>> Begin PROVIDED MATERIAL

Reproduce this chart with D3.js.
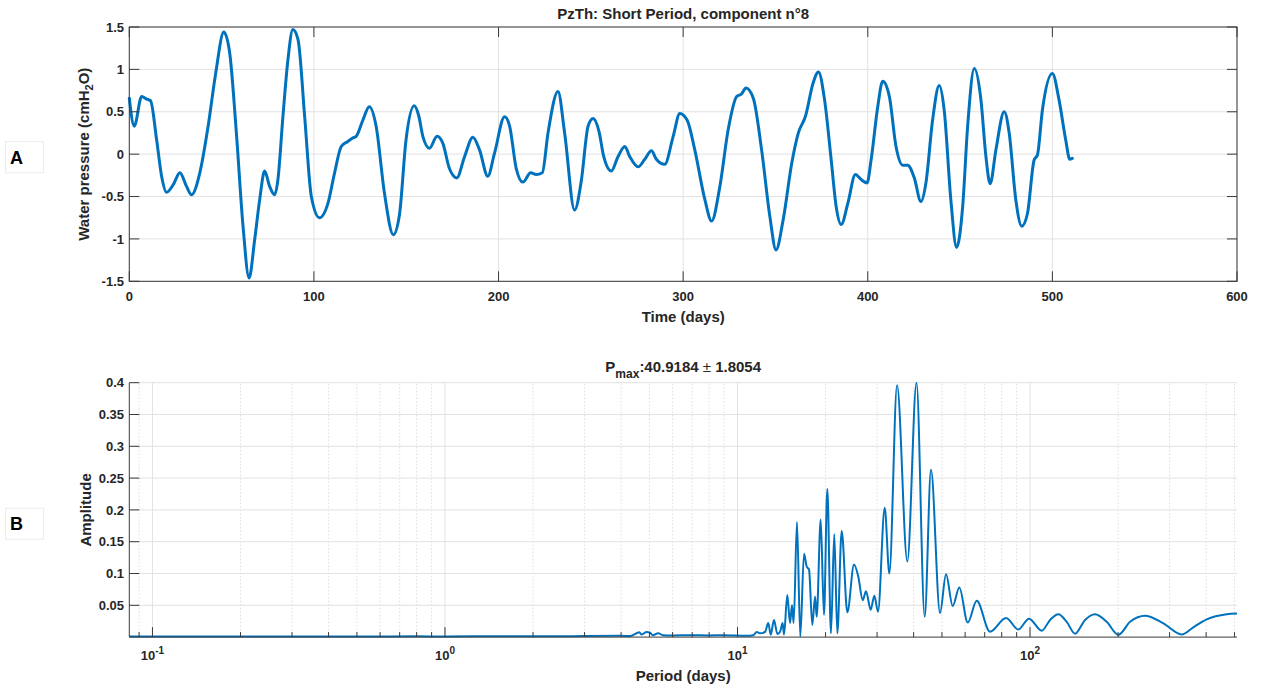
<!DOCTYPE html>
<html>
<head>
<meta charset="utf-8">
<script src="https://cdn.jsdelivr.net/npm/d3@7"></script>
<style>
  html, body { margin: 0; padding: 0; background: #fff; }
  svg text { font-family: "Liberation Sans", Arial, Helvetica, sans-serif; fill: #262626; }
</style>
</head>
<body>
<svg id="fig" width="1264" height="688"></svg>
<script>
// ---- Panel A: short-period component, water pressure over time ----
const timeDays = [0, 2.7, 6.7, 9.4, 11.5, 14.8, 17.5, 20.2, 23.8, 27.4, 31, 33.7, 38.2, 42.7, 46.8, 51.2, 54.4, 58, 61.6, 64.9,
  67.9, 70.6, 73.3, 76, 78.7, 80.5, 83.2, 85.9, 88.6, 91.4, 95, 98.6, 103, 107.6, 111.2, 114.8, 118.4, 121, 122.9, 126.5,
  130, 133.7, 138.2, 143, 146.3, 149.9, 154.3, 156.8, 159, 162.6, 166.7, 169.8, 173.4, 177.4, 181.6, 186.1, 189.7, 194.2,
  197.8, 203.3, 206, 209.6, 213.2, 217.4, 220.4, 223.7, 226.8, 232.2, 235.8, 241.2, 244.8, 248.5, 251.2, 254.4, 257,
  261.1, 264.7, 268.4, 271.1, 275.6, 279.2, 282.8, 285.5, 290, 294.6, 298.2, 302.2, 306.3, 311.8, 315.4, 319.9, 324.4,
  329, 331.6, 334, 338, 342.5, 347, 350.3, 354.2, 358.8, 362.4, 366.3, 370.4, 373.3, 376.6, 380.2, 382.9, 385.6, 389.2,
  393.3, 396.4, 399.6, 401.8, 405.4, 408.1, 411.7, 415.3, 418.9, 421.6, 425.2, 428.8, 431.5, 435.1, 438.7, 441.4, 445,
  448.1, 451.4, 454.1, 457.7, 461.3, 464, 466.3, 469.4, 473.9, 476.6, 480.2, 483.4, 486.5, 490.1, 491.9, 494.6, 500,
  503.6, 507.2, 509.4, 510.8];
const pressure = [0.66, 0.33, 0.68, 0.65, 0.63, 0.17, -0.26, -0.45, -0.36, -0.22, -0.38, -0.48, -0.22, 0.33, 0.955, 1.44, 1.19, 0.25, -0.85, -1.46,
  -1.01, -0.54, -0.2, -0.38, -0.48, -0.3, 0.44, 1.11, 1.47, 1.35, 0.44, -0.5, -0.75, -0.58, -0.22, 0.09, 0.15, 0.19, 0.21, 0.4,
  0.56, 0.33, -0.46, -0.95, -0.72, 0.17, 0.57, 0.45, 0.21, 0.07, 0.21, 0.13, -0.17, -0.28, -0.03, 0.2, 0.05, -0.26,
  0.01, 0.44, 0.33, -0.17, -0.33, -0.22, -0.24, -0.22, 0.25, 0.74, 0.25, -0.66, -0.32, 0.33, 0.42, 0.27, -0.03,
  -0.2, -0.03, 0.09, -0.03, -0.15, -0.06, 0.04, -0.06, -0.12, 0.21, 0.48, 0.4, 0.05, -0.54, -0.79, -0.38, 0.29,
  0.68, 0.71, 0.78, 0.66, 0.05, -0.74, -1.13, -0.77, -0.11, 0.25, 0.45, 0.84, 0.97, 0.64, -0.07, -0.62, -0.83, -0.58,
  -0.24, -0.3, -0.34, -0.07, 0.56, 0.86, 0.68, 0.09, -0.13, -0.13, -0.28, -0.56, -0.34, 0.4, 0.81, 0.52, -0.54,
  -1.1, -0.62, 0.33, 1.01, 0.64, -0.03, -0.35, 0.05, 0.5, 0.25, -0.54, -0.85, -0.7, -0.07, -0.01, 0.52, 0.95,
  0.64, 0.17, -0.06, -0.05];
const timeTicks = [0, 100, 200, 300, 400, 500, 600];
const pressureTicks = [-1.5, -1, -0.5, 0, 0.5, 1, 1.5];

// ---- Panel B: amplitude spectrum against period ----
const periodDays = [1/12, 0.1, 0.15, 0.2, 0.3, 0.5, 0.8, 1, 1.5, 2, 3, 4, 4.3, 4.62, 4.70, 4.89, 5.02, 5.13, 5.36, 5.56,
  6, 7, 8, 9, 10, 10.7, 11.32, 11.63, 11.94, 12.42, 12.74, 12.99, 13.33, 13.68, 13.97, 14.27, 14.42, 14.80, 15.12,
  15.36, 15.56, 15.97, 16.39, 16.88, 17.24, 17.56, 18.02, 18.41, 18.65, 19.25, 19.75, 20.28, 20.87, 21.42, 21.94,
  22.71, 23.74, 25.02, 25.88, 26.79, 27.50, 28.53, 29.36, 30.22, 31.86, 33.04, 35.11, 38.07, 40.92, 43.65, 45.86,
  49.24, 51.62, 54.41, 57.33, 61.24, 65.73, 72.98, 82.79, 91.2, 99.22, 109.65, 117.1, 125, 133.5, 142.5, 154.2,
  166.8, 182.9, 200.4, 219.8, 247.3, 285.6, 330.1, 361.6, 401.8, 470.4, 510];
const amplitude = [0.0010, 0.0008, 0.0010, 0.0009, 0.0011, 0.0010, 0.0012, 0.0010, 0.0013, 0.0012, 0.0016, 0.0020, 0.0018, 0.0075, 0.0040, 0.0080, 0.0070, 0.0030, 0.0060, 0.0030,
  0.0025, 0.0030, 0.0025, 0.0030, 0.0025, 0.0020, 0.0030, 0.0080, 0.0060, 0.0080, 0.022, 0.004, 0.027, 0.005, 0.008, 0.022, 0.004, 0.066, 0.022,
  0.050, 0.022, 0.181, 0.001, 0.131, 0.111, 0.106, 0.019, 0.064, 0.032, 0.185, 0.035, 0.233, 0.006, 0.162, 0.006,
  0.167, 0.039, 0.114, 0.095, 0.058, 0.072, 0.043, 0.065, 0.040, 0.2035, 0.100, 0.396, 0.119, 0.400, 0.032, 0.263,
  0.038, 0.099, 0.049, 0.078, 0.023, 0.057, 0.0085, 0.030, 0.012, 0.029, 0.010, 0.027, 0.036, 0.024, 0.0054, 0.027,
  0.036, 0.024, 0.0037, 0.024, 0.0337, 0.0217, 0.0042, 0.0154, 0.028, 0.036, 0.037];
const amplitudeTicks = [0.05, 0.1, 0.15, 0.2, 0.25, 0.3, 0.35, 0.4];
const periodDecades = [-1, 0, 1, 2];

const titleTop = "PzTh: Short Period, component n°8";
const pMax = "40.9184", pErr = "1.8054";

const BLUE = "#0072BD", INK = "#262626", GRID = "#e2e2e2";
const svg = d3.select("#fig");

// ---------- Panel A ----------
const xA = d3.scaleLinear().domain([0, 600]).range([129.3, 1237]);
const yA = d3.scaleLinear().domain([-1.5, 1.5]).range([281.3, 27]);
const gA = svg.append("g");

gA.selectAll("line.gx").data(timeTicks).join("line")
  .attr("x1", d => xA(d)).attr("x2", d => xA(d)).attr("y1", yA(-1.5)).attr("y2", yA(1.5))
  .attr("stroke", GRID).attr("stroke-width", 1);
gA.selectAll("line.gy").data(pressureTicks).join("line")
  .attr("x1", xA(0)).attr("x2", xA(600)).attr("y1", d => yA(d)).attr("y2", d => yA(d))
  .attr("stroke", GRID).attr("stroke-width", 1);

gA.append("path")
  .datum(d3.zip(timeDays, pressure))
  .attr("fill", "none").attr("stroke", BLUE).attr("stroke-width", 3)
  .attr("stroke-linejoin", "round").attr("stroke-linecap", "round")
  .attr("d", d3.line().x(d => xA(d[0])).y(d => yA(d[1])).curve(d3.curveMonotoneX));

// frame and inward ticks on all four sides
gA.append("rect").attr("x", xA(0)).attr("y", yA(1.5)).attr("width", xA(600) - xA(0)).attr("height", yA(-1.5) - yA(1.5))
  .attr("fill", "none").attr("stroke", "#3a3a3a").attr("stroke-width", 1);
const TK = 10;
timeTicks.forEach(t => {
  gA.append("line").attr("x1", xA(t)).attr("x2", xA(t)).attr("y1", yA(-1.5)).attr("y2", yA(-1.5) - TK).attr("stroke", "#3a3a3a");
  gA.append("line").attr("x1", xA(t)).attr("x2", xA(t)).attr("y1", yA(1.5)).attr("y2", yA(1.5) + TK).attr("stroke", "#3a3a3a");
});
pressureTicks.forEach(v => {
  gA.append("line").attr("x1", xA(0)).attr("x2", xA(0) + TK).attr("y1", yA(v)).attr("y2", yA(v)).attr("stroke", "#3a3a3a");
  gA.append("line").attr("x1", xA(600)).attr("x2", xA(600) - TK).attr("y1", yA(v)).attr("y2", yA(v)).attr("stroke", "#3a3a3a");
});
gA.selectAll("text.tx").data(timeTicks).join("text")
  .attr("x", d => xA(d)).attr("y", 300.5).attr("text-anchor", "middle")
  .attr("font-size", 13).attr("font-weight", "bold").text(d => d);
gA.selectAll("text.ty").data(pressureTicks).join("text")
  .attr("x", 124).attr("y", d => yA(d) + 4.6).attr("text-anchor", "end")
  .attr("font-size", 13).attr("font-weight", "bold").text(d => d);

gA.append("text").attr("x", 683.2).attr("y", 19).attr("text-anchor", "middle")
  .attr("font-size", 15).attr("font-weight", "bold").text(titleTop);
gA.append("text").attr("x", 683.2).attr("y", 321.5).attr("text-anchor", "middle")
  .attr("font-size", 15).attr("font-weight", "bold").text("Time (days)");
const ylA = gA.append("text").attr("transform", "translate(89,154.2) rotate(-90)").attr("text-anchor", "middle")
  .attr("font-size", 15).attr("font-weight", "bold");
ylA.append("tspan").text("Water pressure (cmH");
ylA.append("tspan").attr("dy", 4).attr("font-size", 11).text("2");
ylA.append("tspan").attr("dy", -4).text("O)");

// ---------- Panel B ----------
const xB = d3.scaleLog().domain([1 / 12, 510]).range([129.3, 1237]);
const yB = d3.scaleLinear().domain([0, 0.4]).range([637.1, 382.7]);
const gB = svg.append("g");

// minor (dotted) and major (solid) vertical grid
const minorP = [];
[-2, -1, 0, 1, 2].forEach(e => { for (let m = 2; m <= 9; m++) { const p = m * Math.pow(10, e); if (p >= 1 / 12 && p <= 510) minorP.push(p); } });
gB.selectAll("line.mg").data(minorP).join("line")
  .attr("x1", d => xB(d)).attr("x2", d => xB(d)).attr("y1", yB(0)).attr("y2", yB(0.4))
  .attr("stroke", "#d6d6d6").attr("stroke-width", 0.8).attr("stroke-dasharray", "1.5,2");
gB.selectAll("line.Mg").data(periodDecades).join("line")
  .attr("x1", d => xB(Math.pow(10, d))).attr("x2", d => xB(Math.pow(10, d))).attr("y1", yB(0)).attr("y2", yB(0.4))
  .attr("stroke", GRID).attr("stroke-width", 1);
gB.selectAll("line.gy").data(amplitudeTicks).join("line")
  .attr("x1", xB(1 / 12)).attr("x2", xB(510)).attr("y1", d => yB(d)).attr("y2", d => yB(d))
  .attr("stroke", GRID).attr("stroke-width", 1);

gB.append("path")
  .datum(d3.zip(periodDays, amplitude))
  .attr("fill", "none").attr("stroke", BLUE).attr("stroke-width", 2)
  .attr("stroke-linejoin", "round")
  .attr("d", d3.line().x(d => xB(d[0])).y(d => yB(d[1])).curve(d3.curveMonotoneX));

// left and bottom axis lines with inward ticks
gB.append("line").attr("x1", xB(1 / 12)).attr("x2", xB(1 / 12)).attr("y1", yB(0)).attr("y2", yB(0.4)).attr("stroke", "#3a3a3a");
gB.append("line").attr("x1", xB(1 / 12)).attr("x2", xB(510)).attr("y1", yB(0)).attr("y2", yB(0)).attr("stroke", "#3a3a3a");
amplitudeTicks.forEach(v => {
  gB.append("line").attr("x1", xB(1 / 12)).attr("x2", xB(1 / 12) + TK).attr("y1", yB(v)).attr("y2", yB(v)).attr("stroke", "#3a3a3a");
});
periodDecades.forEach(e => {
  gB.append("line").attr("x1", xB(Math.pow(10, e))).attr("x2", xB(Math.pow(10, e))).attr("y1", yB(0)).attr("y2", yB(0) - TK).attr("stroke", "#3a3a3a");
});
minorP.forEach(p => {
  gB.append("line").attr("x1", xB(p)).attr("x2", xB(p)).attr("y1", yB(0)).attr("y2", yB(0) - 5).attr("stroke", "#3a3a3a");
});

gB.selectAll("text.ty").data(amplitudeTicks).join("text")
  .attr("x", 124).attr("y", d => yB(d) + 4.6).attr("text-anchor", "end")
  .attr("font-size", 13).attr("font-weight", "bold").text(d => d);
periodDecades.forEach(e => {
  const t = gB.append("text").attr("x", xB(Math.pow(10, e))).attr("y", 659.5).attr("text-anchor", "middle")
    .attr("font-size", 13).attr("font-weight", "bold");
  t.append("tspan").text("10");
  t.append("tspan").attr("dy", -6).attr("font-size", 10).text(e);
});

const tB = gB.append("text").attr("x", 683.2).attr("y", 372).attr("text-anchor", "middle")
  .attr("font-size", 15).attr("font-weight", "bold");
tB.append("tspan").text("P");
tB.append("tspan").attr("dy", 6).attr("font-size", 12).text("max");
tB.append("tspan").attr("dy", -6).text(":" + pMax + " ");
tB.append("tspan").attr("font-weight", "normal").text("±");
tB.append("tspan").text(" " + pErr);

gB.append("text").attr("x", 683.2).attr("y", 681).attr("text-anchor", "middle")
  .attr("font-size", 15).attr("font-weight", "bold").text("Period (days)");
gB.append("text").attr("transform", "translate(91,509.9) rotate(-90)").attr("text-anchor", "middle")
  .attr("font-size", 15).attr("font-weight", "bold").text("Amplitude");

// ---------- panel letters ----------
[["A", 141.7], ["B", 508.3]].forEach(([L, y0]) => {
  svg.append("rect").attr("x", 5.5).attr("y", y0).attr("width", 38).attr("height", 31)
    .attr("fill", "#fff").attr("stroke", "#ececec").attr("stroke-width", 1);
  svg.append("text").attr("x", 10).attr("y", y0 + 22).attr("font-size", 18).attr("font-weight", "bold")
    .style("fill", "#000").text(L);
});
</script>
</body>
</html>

>> End PROVIDED MATERIAL

_SHORT EXERCISE_.
Isolate the lines that hold the word "with" and copy all of them.

_EXERCISE SOLUTION_.
Reproduce this chart with D3.js.
// left and bottom axis lines with inward ticks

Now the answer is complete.